### GOAL OF THE EXERCISE
Where a line in the listing contains the string "this", copy that line out.

(Data extracted from a collection)

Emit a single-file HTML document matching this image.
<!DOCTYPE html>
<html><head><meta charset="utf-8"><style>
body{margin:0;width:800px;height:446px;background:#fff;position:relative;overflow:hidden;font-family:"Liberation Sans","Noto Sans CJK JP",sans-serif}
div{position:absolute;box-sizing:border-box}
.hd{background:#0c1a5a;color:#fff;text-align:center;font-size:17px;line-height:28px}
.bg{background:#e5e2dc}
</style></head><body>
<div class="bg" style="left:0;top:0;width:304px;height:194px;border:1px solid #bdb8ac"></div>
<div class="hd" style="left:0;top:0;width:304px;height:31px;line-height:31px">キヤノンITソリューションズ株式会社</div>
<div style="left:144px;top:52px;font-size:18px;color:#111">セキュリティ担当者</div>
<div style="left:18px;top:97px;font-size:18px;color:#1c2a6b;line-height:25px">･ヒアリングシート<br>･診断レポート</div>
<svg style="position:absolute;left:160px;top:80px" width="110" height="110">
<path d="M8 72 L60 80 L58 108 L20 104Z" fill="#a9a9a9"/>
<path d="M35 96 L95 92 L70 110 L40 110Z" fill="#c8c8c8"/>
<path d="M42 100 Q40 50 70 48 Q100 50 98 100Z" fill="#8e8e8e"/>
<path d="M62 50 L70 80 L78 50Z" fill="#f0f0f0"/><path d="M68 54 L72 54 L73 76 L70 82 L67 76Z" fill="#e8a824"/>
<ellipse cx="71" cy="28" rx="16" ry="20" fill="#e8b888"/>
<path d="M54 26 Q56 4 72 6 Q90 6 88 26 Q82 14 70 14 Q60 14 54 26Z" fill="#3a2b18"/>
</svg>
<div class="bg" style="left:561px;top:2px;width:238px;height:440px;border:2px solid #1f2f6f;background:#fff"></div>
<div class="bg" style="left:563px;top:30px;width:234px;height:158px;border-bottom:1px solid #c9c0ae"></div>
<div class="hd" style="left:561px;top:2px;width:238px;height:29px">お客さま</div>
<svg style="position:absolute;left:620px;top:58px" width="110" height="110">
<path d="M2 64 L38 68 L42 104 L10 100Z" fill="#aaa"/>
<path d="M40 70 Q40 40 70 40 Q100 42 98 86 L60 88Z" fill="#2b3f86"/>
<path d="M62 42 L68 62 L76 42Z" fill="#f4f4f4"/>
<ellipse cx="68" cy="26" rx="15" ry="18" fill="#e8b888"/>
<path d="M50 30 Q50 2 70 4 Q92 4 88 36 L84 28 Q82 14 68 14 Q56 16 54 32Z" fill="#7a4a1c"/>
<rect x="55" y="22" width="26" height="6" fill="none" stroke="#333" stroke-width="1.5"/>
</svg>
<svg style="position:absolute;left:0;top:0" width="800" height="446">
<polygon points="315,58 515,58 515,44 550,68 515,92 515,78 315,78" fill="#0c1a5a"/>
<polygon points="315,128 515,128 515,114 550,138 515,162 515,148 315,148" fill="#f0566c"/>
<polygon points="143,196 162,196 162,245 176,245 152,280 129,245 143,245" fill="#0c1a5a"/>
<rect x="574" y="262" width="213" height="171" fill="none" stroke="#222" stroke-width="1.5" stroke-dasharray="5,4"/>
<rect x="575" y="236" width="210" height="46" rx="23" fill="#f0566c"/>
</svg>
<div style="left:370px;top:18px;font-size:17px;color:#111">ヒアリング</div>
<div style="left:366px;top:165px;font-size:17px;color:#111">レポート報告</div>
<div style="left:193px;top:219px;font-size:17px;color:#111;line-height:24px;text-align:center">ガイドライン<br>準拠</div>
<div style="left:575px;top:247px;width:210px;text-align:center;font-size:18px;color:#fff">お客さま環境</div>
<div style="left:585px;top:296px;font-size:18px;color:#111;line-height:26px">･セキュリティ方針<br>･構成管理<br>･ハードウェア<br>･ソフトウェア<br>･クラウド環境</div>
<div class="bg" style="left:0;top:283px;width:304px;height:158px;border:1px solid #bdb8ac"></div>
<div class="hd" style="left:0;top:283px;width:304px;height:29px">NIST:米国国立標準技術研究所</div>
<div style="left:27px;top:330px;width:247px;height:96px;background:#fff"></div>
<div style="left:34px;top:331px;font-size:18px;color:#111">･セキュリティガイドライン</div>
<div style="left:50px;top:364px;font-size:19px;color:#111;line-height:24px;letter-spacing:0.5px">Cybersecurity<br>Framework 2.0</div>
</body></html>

--

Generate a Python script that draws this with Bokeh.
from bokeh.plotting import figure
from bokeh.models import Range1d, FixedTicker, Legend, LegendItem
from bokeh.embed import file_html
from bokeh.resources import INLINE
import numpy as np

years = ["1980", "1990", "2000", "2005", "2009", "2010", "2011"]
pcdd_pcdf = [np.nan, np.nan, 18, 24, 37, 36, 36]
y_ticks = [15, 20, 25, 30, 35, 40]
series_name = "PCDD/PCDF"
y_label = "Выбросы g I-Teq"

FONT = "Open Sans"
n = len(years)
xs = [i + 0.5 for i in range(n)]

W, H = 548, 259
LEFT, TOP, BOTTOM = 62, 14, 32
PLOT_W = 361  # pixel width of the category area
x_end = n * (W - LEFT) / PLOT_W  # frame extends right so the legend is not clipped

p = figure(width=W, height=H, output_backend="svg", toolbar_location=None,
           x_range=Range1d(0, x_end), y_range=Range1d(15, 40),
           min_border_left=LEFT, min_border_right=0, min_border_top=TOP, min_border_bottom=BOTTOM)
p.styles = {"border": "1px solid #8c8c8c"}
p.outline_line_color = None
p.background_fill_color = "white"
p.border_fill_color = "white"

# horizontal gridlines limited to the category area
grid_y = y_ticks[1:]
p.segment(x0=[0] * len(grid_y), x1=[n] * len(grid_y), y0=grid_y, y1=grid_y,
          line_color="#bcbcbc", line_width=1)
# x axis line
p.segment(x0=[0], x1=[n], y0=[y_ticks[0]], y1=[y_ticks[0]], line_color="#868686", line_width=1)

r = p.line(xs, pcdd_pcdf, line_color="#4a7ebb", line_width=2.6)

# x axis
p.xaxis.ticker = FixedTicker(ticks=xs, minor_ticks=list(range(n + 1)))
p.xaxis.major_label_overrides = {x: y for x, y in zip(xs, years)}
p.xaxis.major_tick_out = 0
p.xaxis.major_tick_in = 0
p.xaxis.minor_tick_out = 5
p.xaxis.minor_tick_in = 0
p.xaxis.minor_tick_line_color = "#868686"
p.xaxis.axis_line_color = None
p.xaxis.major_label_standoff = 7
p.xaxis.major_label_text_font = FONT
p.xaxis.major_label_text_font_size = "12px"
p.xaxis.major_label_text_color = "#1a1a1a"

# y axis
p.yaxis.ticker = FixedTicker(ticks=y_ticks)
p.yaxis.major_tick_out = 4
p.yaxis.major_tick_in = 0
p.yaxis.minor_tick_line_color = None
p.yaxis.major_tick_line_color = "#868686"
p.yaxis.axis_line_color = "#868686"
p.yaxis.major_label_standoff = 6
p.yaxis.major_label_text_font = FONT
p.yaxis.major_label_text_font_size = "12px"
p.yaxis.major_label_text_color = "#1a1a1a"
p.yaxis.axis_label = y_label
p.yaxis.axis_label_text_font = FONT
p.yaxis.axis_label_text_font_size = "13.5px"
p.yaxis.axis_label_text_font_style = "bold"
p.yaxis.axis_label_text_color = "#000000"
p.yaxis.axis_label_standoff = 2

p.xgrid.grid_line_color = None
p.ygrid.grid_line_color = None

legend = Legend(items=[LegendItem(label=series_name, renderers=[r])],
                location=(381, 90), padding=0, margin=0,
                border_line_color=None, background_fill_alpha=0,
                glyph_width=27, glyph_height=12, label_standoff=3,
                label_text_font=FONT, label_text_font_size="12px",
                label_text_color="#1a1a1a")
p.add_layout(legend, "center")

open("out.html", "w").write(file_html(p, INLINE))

### TASK SOLUTION
Emit a single-file HTML document matching this image.
Generate a Python script that draws this with Bokeh.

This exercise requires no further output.